Single by British Sea Power

from the album Open Season
- Released: 21 March 2005
- Genre: Indie
- Length: CD – 9:46 E-CD – 9:50 7" – 7:11
- Label: Rough Trade Records
- Songwriters: Martin Noble, Jan Scott Wilkinson, Neil Hamilton Wilkinson, Matthew Wood
- Producer: Mads Bjerke

British Sea Power singles chronology
| "A Lovely Day Tomorrow" (2004) | "It Ended on an Oily Stage" (2005) | "Please Stand Up" (2005) |

= It Ended on an Oily Stage =

"It Ended on an Oily Stage" was the first published single from British Sea Power's second album Open Season. It reached number 18 in the UK Singles Chart and was critically praised, with the NME giving it their Track of the Week award. It received heavy airplay from the alternative radio sector.
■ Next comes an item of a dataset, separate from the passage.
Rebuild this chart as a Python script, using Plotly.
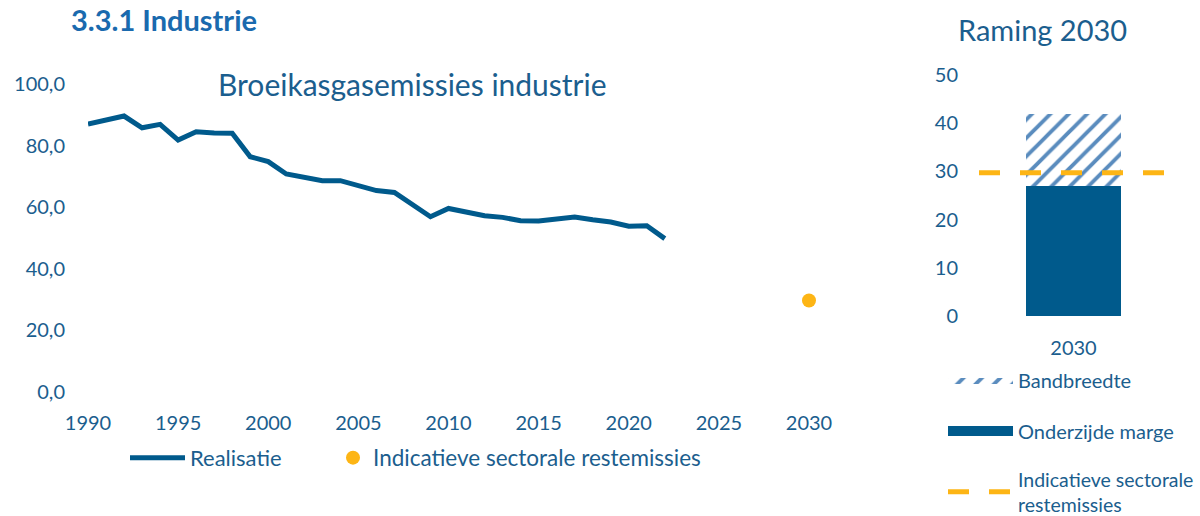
import plotly.graph_objects as go

# ---- data ----
years = list(range(1990, 2023))
realisatie = [87.0, 88.3, 89.6, 85.8, 86.9, 81.8, 84.5, 84.1, 84.0, 76.4,
              74.8, 70.8, 69.7, 68.6, 68.6, 67.0, 65.4, 64.8, 60.7, 56.9,
              59.6, 58.5, 57.2, 56.7, 55.6, 55.5, 56.2, 56.8, 55.9, 55.2,
              53.8, 54.0, 49.8]
target_years = [2030]
target_values = [29.7]

raming_cat = ["2030"]
onderzijde = [27.0]
bandbreedte = [15.0]
indicatief_2030 = 29.7

left_xticks = [1990, 1995, 2000, 2005, 2010, 2015, 2020, 2025, 2030]
left_yticks = [0, 20, 40, 60, 80, 100]
left_yticktext = ["0,0", "20,0", "40,0", "60,0", "80,0", "100,0"]
right_yticks = [0, 10, 20, 30, 40, 50]

# ---- style ----
W, H = 1200, 516
DARK = "#005A8C"
HATCH = "#5A8CBE"
ORANGE = "#FDB515"
TXT = "#1B5E8E"
TITLE = "#1A6AAE"
FONT = "Lato"
HATCH_PATTERN = dict(shape="/", fgcolor=HATCH, bgcolor="white",
                     size=13, solidity=0.3, fillmode="replace")

def px(x):
    return x / W

def py(y):
    return 1 - y / H

fig = go.Figure()

fig.add_trace(go.Scatter(
    x=years, y=realisatie, mode="lines", name="Realisatie",
    line=dict(color=DARK, width=5), xaxis="x", yaxis="y", legend="legend",
    showlegend=True,
))
fig.add_trace(go.Scatter(
    x=target_years, y=target_values, mode="markers",
    name="Indicatieve sectorale restemissies",
    marker=dict(color=ORANGE, size=14), xaxis="x", yaxis="y",
    legend="legend2", cliponaxis=False, showlegend=True,
))

# bars (right panel)
fig.add_trace(go.Bar(
    x=raming_cat, y=onderzijde, name="Onderzijde marge",
    marker=dict(color=DARK, line=dict(width=0)), width=0.5,
    xaxis="x2", yaxis="y2", showlegend=False,
))
fig.add_trace(go.Bar(
    x=raming_cat, y=bandbreedte, name="Bandbreedte",
    marker=dict(color="white", line=dict(width=0), pattern=HATCH_PATTERN),
    width=0.5, xaxis="x2", yaxis="y2", showlegend=False,
))

# legend keys for the bars (wide swatches like the reference)
fig.add_trace(go.Scatter(
    x=[None], y=[None], mode="lines", name="Bandbreedte",
    fill="toself", fillcolor="white", fillpattern=HATCH_PATTERN,
    line=dict(width=0, color=HATCH), xaxis="x2", yaxis="y2",
    legend="legend3", showlegend=True, hoverinfo="skip",
))
fig.add_trace(go.Scatter(
    x=[None], y=[None], mode="lines", name="Onderzijde marge",
    line=dict(width=12, color=DARK), xaxis="x2", yaxis="y2",
    legend="legend4", showlegend=True, hoverinfo="skip",
))

fig.add_shape(
    type="line", xref="x2 domain", yref="y2", x0=0, x1=1,
    y0=indicatief_2030, y1=indicatief_2030,
    line=dict(color=ORANGE, width=5, dash="21px,20px"),
    showlegend=True, legend="legend5",
    name="Indicatieve sectorale<br>restemissies",
)

axis_font = dict(family=FONT, size=20, color=TXT)
no_bg = "rgba(0,0,0,0)"

fig.update_layout(
    width=W, height=H,
    margin=dict(l=0, r=0, t=0, b=0, autoexpand=False),
    paper_bgcolor="white", plot_bgcolor="white",
    barmode="stack", showlegend=True,
    font=dict(family=FONT, size=19, color=TXT),
    xaxis=dict(domain=[px(88), px(809)], range=[1990, 2030],
               tickvals=left_xticks, showgrid=False, zeroline=False,
               showline=False, tickfont=axis_font, ticklabelstandoff=17,
               anchor="y", automargin=False),
    yaxis=dict(domain=[py(392), py(84)], range=[0, 100],
               tickvals=left_yticks, ticktext=left_yticktext,
               showgrid=False, zeroline=False, showline=False,
               tickfont=axis_font, ticklabelstandoff=22, anchor="x",
               automargin=False),
    xaxis2=dict(domain=[px(979), px(1168)], range=[-0.5, 0.5],
                type="category", showgrid=False, zeroline=False,
                showline=False, tickfont=axis_font, ticklabelstandoff=18,
                anchor="y2", automargin=False),
    yaxis2=dict(domain=[py(316), py(75)], range=[0, 50],
                tickvals=right_yticks, showgrid=False, zeroline=False,
                showline=False, tickfont=axis_font, ticklabelstandoff=20,
                anchor="x2", automargin=False),
    legend=dict(orientation="h", x=px(125), y=py(458), xanchor="left",
                yanchor="middle", font=dict(family=FONT, size=22, color=TXT),
                bgcolor=no_bg, itemwidth=55),
    legend2=dict(orientation="h", x=px(333), y=py(458), xanchor="left",
                 yanchor="middle", font=dict(family=FONT, size=22.5, color=TXT),
                 bgcolor=no_bg),
    legend3=dict(x=px(943), y=py(380), xanchor="left", yanchor="middle",
                 font=dict(family=FONT, size=20, color=TXT),
                 bgcolor=no_bg, itemwidth=65),
    legend4=dict(x=px(943), y=py(431), xanchor="left", yanchor="middle",
                 font=dict(family=FONT, size=20, color=TXT),
                 bgcolor=no_bg, itemwidth=65),
    legend5=dict(x=px(943), y=py(492), xanchor="left", yanchor="middle",
                 font=dict(family=FONT, size=19.5, color=TXT),
                 bgcolor=no_bg, itemwidth=65),
    annotations=[
        dict(text="<b>3.3.1 Industrie</b>", x=px(69), y=1.0,
             xref="paper", yref="paper", xanchor="left", yanchor="top",
             showarrow=False, font=dict(family=FONT, size=29, color=TITLE)),
        dict(text="Broeikasgasemissies industrie", x=px(412), y=py(84),
             xref="paper", yref="paper", xanchor="center", yanchor="middle",
             showarrow=False, font=dict(family=FONT, size=30, color=TXT)),
        dict(text="Raming 2030", x=px(1042), y=py(30),
             xref="paper", yref="paper", xanchor="center", yanchor="middle",
             showarrow=False, font=dict(family=FONT, size=29, color=TXT)),
    ],
)

fig.write_html("out.html", config={"displayModeBar": False},
               post_script="document.body.style.margin='0';")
This track was previously called "Elegiac Stanzas" but was renamed when the band questioned whether radio presenters would be able to pronounce it.

==Track listings==

===Cd (rtradscd220)===
1. "It Ended on an Oily Stage" (BSP) – 4:23
2. "Green Grass of Tunnel" (Gunnar Tynes/Kristín Anna Valtýsdóttir/Gyda Valtýsdóttir/Örvar Smârason) – 5:23

===E-CD (RTRADSCDX220)===
1. "It Ended on an Oily Stage" (BSP) – 4:23
2. "When I Go Out (from the Evangeline sessions)" (Yan) – 2:44
3. "Crystal Horse" (Hamilton/BSP) – 2:43

Also features the promo video for "It Ended on an Oily Stage" as a CD-ROM extra.